Weekend Review: The Turkish Crisis Explained

On Friday. World markets were down after Turkey roiled the markets. In the United States, the Dow, S&P, and Nasdaq fell by 0.78%, 0.70%, and 0.65% respectively while in Europe, the Stoxx, DAX, FTSE, and CAC lost 2.05%, 2%, 0.97%, and 1.60% respectively. Today, futures point to a lower open by the major markets in Europe and the United States.

The Turkey situation started a few years ago. In 2016, when the Turkish president was abroad, a team of military officials decided to overthrow him. In response, millions of Turks went to the streets to protect their democracy. Within a few hours, the military leaders who had initiated the coup had lost it.

The failed military coup strengthened the Turkish president, Recep Erdogan. A few months later, he called for a referendum, to give himself more power. This move was condemned by the West, who said that he was become an authoritarian (which he is). This led to major tensions between the Western leaders, Turkey had courted for years. He also arrested thousands of people, including scholars, military officials, and ordinary citizens who were accused of orchestrating the coup.

This year, the country went to an election. One of his main pledges was to take more role in making monetary policy decisions. His problem with the central bank was that it was raising interest rates and so, his involvement would prevent the bank from doing this. A lose monetary policy leads to a higher inflation rate. Recently, the central bank released forecasts that said the rate of inflation would reach 15% but the bank refused to raise rates. This led the Turkish currency to tank.
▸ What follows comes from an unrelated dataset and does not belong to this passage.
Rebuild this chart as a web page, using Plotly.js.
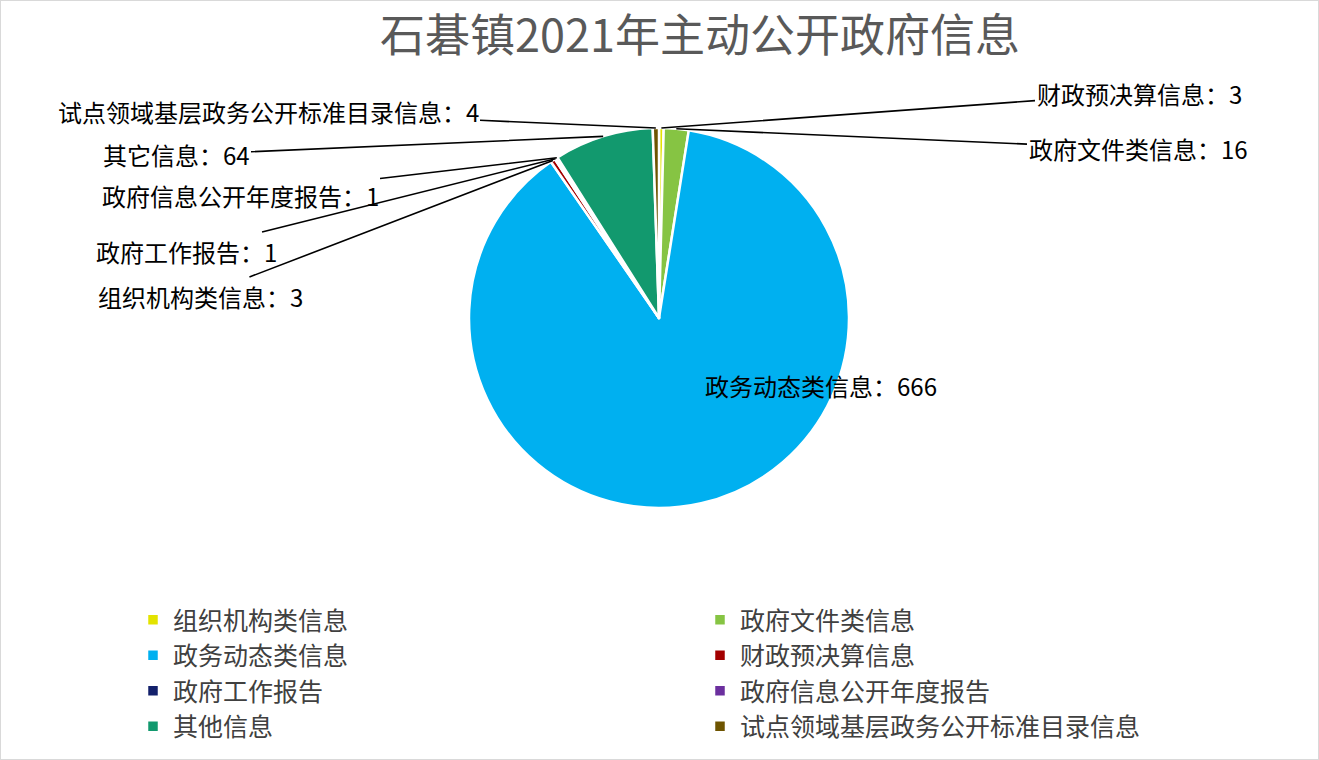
<!DOCTYPE html>
<html>
<head>
<meta charset="utf-8">
<script src="https://cdn.plot.ly/plotly-3.0.1.min.js"></script>
<style>
  html, body { margin: 0; padding: 0; background: #fff; }
  #chart_area { width: 1319px; height: 760px; }
</style>
</head>
<body>
<div id="chart_area"></div>
<script>
// slice data, in the order the pie is drawn (clockwise from 12 o'clock)
var categories = ['组织机构类信息', '政府文件类信息', '政务动态类信息', '财政预决算信息',
                  '政府工作报告', '政府信息公开年度报告', '其他信息', '试点领域基层政务公开标准目录信息'];
var counts = [3, 16, 666, 3, 1, 1, 64, 4];
// data label text as it stands on the chart, one per slice
var labelNames = ['财政预决算信息', '政府文件类信息', '政务动态类信息', '组织机构类信息',
                  '政府工作报告', '政府信息公开年度报告', '其它信息', '试点领域基层政务公开标准目录信息'];
var sliceColors = ['#e3e300', '#86c443', '#00b0f0', '#a30000', '#13206b', '#6b2f9e', '#12996e', '#6e5400'];

var W = 1319, H = 760;
var cx = 659, cy = 318, r = 190;

// where each label text sits (pixels)
var labelPos = [[1139, 93], [1138, 149], [821, 385], [200, 296], [186, 251], [240, 195], [176, 155], [268, 111]];

var total = counts.reduce(function (a, b) { return a + b; }, 0);
var annotations = [];
var cum = 0;
for (var i = 0; i < counts.length; i++) {
  var mid = (cum + counts[i] / 2) / total;
  cum += counts[i];
  var th = 2 * Math.PI * mid;
  var tx = cx + r * Math.sin(th), ty = cy - r * Math.cos(th);
  var txt = labelNames[i] + '：' + counts[i];
  var inside = counts[i] / total > 0.5;
  if (inside) {
    annotations.push({
      xref: 'paper', yref: 'paper', x: labelPos[i][0] / W, y: 1 - labelPos[i][1] / H,
      text: txt, showarrow: false, font: { size: 24, color: '#000' }
    });
  } else {
    annotations.push({
      xref: 'paper', yref: 'paper', x: tx / W, y: 1 - ty / H,
      ax: labelPos[i][0] - tx, ay: labelPos[i][1] - ty,
      text: txt, showarrow: true, arrowhead: 0, arrowwidth: 1.6, arrowcolor: '#000',
      font: { size: 24, color: '#000' }
    });
  }
}

var trace0 = {
  type: 'pie',
  labels: categories,
  values: counts,
  sort: false,
  direction: 'clockwise',
  rotation: 0,
  textinfo: 'none',
  hoverinfo: 'label+value',
  marker: { colors: sliceColors, line: { color: '#ffffff', width: 2.5 } },
  domain: { x: [(cx - r) / W, (cx + r) / W], y: [1 - (cy + r) / H, 1 - (cy - r) / H] }
};

var layout = {
  width: W, height: H,
  margin: { l: 0, r: 0, t: 0, b: 0 },
  paper_bgcolor: '#ffffff',
  font: { family: '"Noto Sans CJK SC", sans-serif', color: '#000' },
  title: {
    text: '石碁镇2021年主动公开政府信息',
    x: 700 / W, xanchor: 'center', y: 1 - 36 / H, yanchor: 'middle',
    font: { size: 45, color: '#595959' }
  },
  showlegend: true,
  legend: {
    orientation: 'h',
    x: 133 / W, xanchor: 'left',
    y: 1 - 597 / H, yanchor: 'top',
    entrywidth: 522, entrywidthmode: 'pixels',
    traceorder: 'normal',
    font: { size: 25, color: '#404040' }
  },
  annotations: annotations,
  shapes: [{
    type: 'rect', xref: 'paper', yref: 'paper', x0: 0, x1: 1, y0: 0, y1: 1,
    line: { color: '#d9d9d9', width: 2 }
  }]
};

var config = { responsive: false, displayModeBar: false };

Plotly.newPlot('chart_area', [trace0], layout, config);
</script>
</body>
</html>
The problem continued last week when the United States announced new sanctions and tariffs on Turkey. This was in response to the continued arrest of an American pastor. The new tariffs will affect the steel and aluminium industry.

Therefore, Turkey has three solutions to save its economy. First, it should negotiate with the United States. In the past, Trump has expressed his admiration for Erdogan, who he has met twice during the NATO meetings. Second, the country should allow the central bank to be independent. Around the world, politicians always keep away from the central bank issues. Third, the country should consider going to the IMF for an aid package, the same way Argentina did a few months ago. For the IMF to get involved, the third part must be met.

For traders, the Turkish crisis presents an opportunity. The reality is that on a global scale, Turkey is a relatively small economy. It has a GDP of $857 billion making it the 18th largest economy in the world. If it was an American state, it would have been the fifth after California, Texas, New York, and Florida. Therefore, the slump in the world markets has seen markets run to stocks that were greatly affected with the panic. This is because in this week, there is a likelihood that they will recover.